How long will this transition period last, do you think?

Let's be realistic. The real extent of the transition is going to be a whole generation. If I look now at little kids at grammar school, going to school together, black and white, in what were formerly white schools -- they're now 6 or 7 years old. So it's only when they grow up that you will see whether we really have overcome completely the racial divides. Because that's the first time ever that children have been brought up together to know each other as people, rather than "I'm black, and you're white."

And it'll take a generation also in terms of realizing in material terms the differences in people's daily life. We're not going to move 3 or 4 million people out of Soweto -- everybody knows Soweto, but you've got lots of Sowetos all over. White people are not going to move in there. Why should they? They'd have to be extremely idealistic to do so, and the people living there would think they're crazy, because they just want to get out. It's a matter of conditions, living conditions, facilities that people are used to. Libraries and cinemas and shopping centers. It's still the fact that all these millions who live in the ghettos come and buy in town. Over the last few years, they are beginning to change this, to create business and proper shopping malls and things within the townships. But you can see the difference in living conditions, and that'll take a long time to change. It's virtually creating new cities. Johannesburg is no longer a white city. But even in the elite suburbs, black professionals and the new entrepreneurial class, they live there. So you're beginning to see class difference operating within the black community. It's inevitable.

You can go to the American South and see similar things. There are black neighborhoods that look like they haven't changed in 100 years.
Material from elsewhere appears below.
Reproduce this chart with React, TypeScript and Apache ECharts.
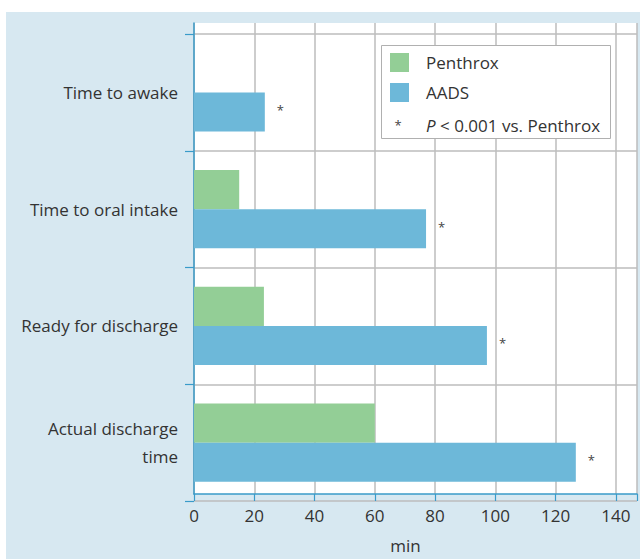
import React, { useEffect, useRef } from "react";
import * as echarts from "echarts";

const categories = ["Time to awake", "Time to oral intake", "Ready for discharge", "Actual discharge\ntime"];
const penthrox: (number | null)[] = [null, 15, 23.2, 60];
const aads = [23.5, 77, 97.2, 126.7];
const xTicks = [0, 20, 40, 60, 80, 100, 120, 140];
const legendNames = ["Penthrox", "AADS"];
const noteText = "{i|P} < 0.001 vs. Penthrox";

const FONT = "Open Sans";
const FS = 17;
const AXIS_BLUE = "#3a9bc9";
const GRID_GRAY = "#bdbdbd";
const GREEN = "#93ce96";
const BLUE = "#6db8d9";

export default function App() {
  const ref = useRef<HTMLDivElement>(null);
  useEffect(() => {
    document.body.style.margin = "0";
    const chart = echarts.init(ref.current!, null, { renderer: "svg" });
    const xMax = 147;
    const option: any = {
      animation: false,
      backgroundColor: "#ffffff",
      textStyle: { fontFamily: FONT },
      graphic: [
        { type: "rect", z: -10, shape: { x: 6, y: 12, width: 634, height: 547 }, style: { fill: "#d7e8f1" }, silent: true },
        { type: "rect", z: 50, shape: { x: 381.5, y: 45.5, width: 229, height: 93 }, style: { fill: "#ffffff", stroke: "#b0b0b0", lineWidth: 1 } },
        { type: "text", z: 52, x: 398, y: 125, style: { text: "*", fill: "#444", fontSize: 13, fontFamily: FONT, align: "center", verticalAlign: "middle" } },
        {
          type: "text", z: 52, x: 426, y: 125,
          style: {
            text: noteText, fill: "#333", fontSize: FS, fontFamily: FONT, verticalAlign: "middle",
            rich: { i: { fontStyle: "italic", fontSize: FS, fontFamily: FONT, fill: "#333" } },
          },
        },
      ],
      legend: {
        z: 60,
        orient: "vertical",
        left: 382,
        top: 51,
        itemWidth: 19,
        itemHeight: 19,
        itemGap: 11,
        icon: "rect",
        data: legendNames,
        textStyle: { fontSize: FS, color: "#333", fontFamily: FONT, padding: [0, 0, 0, 12] },
        padding: [2, 8, 2, 8],
      },
      grid: [
        { left: 194, right: 3, top: 23, bottom: 58, show: true, backgroundColor: "#ffffff", borderWidth: 0, z: 0 },
        { left: 194, right: 3, top: 34, bottom: 58, z: 2 },
      ],
      xAxis: [
        {
          gridIndex: 0, type: "value", min: 0, max: xMax, interval: 20,
          axisLine: { show: true, lineStyle: { color: AXIS_BLUE, width: 1.5 } },
          axisTick: { show: true, length: 7, lineStyle: { color: AXIS_BLUE, width: 1.2 } },
          splitLine: { show: true, lineStyle: { color: GRID_GRAY, width: 1.5 } },
          axisLabel: {
            fontSize: FS, color: "#333", margin: 13, fontFamily: FONT,
            formatter: (v: number) => (xTicks.includes(v) ? String(v) : ""),
          },
          name: "min", nameLocation: "middle", nameGap: 43,
          nameTextStyle: { fontSize: FS, color: "#333", fontFamily: FONT, padding: [0, 20, 0, 0] },
        },
        { gridIndex: 1, type: "value", min: 0, max: xMax, show: false, splitLine: { show: false } },
      ],
      yAxis: [
        {
          gridIndex: 0, type: "value", min: 0, max: 1,
          axisLine: { show: true, lineStyle: { color: AXIS_BLUE, width: 1.5 } },
          axisTick: { show: false }, axisLabel: { show: false }, splitLine: { show: false },
        },
        {
          gridIndex: 1, type: "category", data: categories, inverse: true,
          axisLine: { show: false },
          axisTick: { show: true, length: 9, lineStyle: { color: AXIS_BLUE, width: 1.2 } },
          splitLine: { show: true, lineStyle: { color: GRID_GRAY, width: 1.5 } },
          axisLabel: { fontSize: FS, color: "#333", margin: 16, lineHeight: 28, align: "right", fontFamily: FONT },
        },
      ],
      series: [
        {
          name: legendNames[0], type: "bar", xAxisIndex: 1, yAxisIndex: 1, data: penthrox,
          itemStyle: { color: GREEN }, barGap: "0%", barCategoryGap: "33%", z: 3,
        },
        {
          name: legendNames[1], type: "bar", xAxisIndex: 1, yAxisIndex: 1, data: aads,
          itemStyle: { color: BLUE }, barGap: "0%", barCategoryGap: "33%", z: 3,
          label: { show: true, position: "right", distance: 12, formatter: "*", fontSize: 13, color: "#444", offset: [0, -2] },
        },
      ],
    };
    chart.setOption(option);
    return () => chart.dispose();
  }, []);
  return <div ref={ref} style={{ width: 640, height: 559 }} />;
}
I find that rather depressing. But of course you must remember that here you've got a black minority. Our situation is very different from the point of view of proportional values. Here, we've got a black majority. We have a black native government. There are whites and others -- people of different, black, colored races -- in the government, but it is indeed a black majority government, you've got a black majority population. The biggest difference is that blacks in South Africa all have their own languages. I think this is of tremendous importance. There's something about having your own mother tongue. Black Americans cannot turn to the ear, to the intimate shelter of another language. South African blacks have always had that. And they also had, of course, their own ground under their feet -- they no longer had the title deed to it -- but the earth under the feet and the rivers running and the forests, these were their natural home, their habitat.